Duas mulheres que há muito apenas se entreviam, encontraram-se casualmente. Uma delas se aproximou, abordou a outra que, atônita e espantada respondeu, correspondeu à efusão e ainda convidou para um encontro que só viria a acontecer tempos depois. Durante ele, a revelação. Estavam em um mesmo local, e uma teve certeza de que a outra desviara o caminho para evitar se cruzarem. “O que eu terei feito?” Pensava, quando sozinha. “Por que ela se esquivou, quando me viu?” Nunca achou a resposta, embora a situação a tivesse incomodado, por anos. Dada a oportunidade da aproximação, chegara o momento de corajosa e diretamente perguntar: “O que eu lhe fiz?” E ouvir a resposta. “Nada, nunca houve nada. Eu é que ficava sem saber o motivo do olhar frio que recebia, nas raras vezes em que nos encontramos.” Por sorte recuperaram a amizade, mas ambas perderam tempo, por causa de orgulho e preconceito que impediram o diálogo.

Namorado dos tempos de colégio se mostrava apaixonado e interessado. Parecia ter “boas intenções”, o que naqueles tempos significava pretender “algo mais sério” - jargão para noivar e casar, que era o que interessava aos pais. Ele viajou, devo ter-me comportado mal – ido a algum baile sozinha, conversado com algum outro rapaz, sei lá - o fato é que ele nunca mais falou comigo. A humilhação com o tempo se transformou em alívio e o desprezo em sorte, pelo menos para mim. Distante no tempo, analiso o ocorrido e me convenço: orgulho e preconceito não são bons conselheiros, mesmo. (Ele? Bem, para minha doce vingança ... ele é infeliz até hoje.)

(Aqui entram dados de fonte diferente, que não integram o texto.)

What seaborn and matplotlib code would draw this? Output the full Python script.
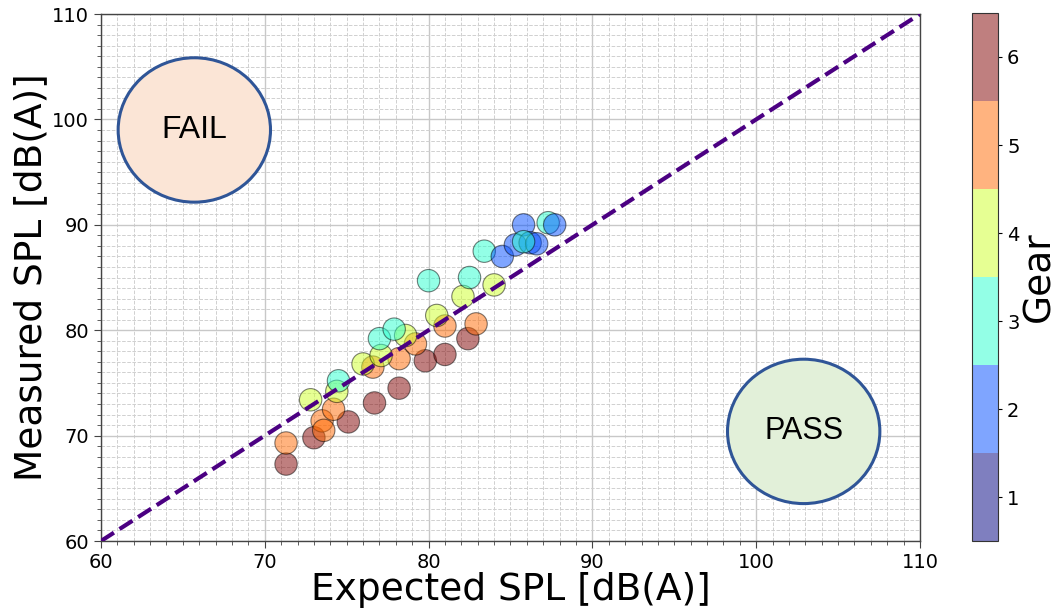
import numpy as np
import pandas as pd
import matplotlib
matplotlib.use("Agg")
import matplotlib.pyplot as plt
import matplotlib.colors as mcolors
from matplotlib.patches import Ellipse
from matplotlib.ticker import MultipleLocator
import seaborn as sns

# ---- data ----
expected = [71.3, 73.0, 75.1, 76.7, 78.2, 79.8, 81.0, 82.4,
            71.3, 73.5, 73.6, 74.2, 76.6, 78.2, 79.2, 81.0, 82.9,
            72.8, 74.4, 76.0, 77.1, 78.6, 80.5, 82.1, 84.0,
            74.5, 77.0, 77.9, 80.0, 82.5, 83.4, 87.3,
            84.5, 85.8, 87.7, 85.3, 86.2, 86.6,
            85.8]
measured = [67.3, 69.8, 71.3, 73.1, 74.5, 77.1, 77.7, 79.2,
            69.3, 71.4, 70.5, 72.5, 76.5, 77.3, 78.7, 80.4, 80.6,
            73.4, 74.2, 76.8, 77.6, 79.5, 81.4, 83.2, 84.3,
            75.2, 79.2, 80.1, 84.7, 85.0, 87.5, 90.2,
            87.0, 90.0, 90.0, 88.1, 88.3, 88.2,
            88.4]
gear = [6, 6, 6, 6, 6, 6, 6, 6,
        5, 5, 5, 5, 5, 5, 5, 5, 5,
        4, 4, 4, 4, 4, 4, 4, 4,
        3, 3, 3, 3, 3, 3, 3,
        2, 2, 2, 2, 2, 2,
        3]
gear_levels = [1, 2, 3, 4, 5, 6]

df = pd.DataFrame({"Expected": expected, "Measured": measured, "Gear": gear})

sns.set_style("ticks")
plt.rcParams["font.family"] = ["DejaVu Sans"]
plt.rcParams["text.color"] = "black"
plt.rcParams["axes.labelcolor"] = "black"
plt.rcParams["xtick.color"] = "black"
plt.rcParams["ytick.color"] = "black"

fig = plt.figure(figsize=(10.56, 6.10), dpi=100)
ax = fig.add_axes([0.0956, 0.1131, 0.7756, 0.8639])
cax = fig.add_axes([0.9205, 0.113, 0.0246, 0.8657])

cmap = plt.get_cmap("jet", len(gear_levels))
norm = mcolors.BoundaryNorm(np.arange(0.5, 7.0, 1.0), cmap.N)
palette = {g: cmap(norm(g)) for g in gear_levels}

# grid
ax.xaxis.set_major_locator(MultipleLocator(10))
ax.yaxis.set_major_locator(MultipleLocator(10))
ax.xaxis.set_minor_locator(MultipleLocator(1))
ax.yaxis.set_minor_locator(MultipleLocator(1))
ax.grid(which="major", color="#c8c8c8", linewidth=1.0, linestyle="-")
ax.grid(which="minor", color="#d0d0d0", linewidth=0.7, linestyle="--")
ax.set_axisbelow(True)

sns.scatterplot(data=df, x="Expected", y="Measured", hue="Gear", palette=palette,
                s=260, alpha=0.5, edgecolor="black", linewidth=0.8,
                legend=False, ax=ax, zorder=3)

ax.axline((60, 60), slope=1, color="#4B0082", linewidth=3, linestyle="--", zorder=4)

# FAIL / PASS ellipses
ax.add_patch(Ellipse((65.7, 99.0), 9.3, 13.7, facecolor="#fbe5d6", edgecolor="#2f5597",
                     linewidth=2.2, zorder=5))
ax.text(65.7, 99.0, "FAIL", ha="center", va="center", fontsize=23,
        family="Liberation Sans", color="black", zorder=6)
ax.add_patch(Ellipse((102.9, 70.4), 9.3, 13.7, facecolor="#e2f0d9", edgecolor="#2f5597",
                     linewidth=2.2, zorder=5))
ax.text(102.9, 70.4, "PASS", ha="center", va="center", fontsize=22,
        family="Liberation Sans", color="black", zorder=6)

ax.set_xlim(60, 110)
ax.set_ylim(60, 110)
ax.set_xlabel("Expected SPL [dB(A)]", fontsize=27, labelpad=0)
ax.set_ylabel("Measured SPL [dB(A)]", fontsize=27, labelpad=2)
ax.tick_params(axis="both", which="major", labelsize=14, length=5, color="#444444")
ax.tick_params(axis="both", which="minor", length=3, color="#444444")
for sp in ax.spines.values():
    sp.set_visible(True)
    sp.set_color("#444444")
    sp.set_linewidth(1.0)

sm = plt.cm.ScalarMappable(cmap=cmap, norm=norm)
cb = fig.colorbar(sm, cax=cax, ticks=gear_levels, alpha=0.5)
cb.ax.minorticks_off()
cb.set_label("Gear", fontsize=27, labelpad=1)
cb.ax.tick_params(labelsize=14, length=3)
cb.outline.set_edgecolor("#333333")

fig.savefig("out.png", dpi=100)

Acolhimento, lisura e carinho alheios, não impediam que antiga companheira refreasse maus bofes internos ou desse respostas descabidas às manifestações de afeto que recebia. Hábil, conseguia disfarçar por detrás de capa de doçura, sua constante hostilidade. Era extremamente agressiva e até cruel com pessoa que sempre a defendiam, nas tantas vezes em que sentia ofendida. Devo tê-la irritado. Perguntou-me, diante de platéia espantada: “Você sabe o que é ética?”. Instigante, inesperada e provocativa pergunta, mais forma e tom com que foi feita, sugeria acusação, no mínimo. Lacônica resposta veio como se a voz que a proferia viesse do fundo de poço. “Sim.” O tempo passou. Minha indignação, não. A lembrança da pergunta e a dor da agressão não merecida eram recorrentes, como são lembrança e dor de todas as situações mal-digeridas. Muito mais tarde percebi. Não era pergunta, era pedido de esclarecimento, de informação. Ela não desejava me ofender: precisava saber significado e sentido da palavra. Por orgulho me calei, por preconceito ela me provocou. Orgulho e preconceito, definitivamente não são bons conselheiros. Distanciamo-nos. Perdemos, ambas, a oportunidade de aprendermos alguma coisa a mais sobre nós.

Diante dessas recordações tomo a decisão de encarar o próximo ano carregando simbólica bandeira com o lema Humildade e Respeito. Mente aberta para receber e eliminar qualquer traço de orgulho, mais coração escancarado para ouvir e excluir qualquer sinal de preconceito, preparo-me para ser mais humana. A vida me ensinou que, como na música, “as aparências enganam aos que odeiam e aos que amam.” Que venham dias melhores para todos nós!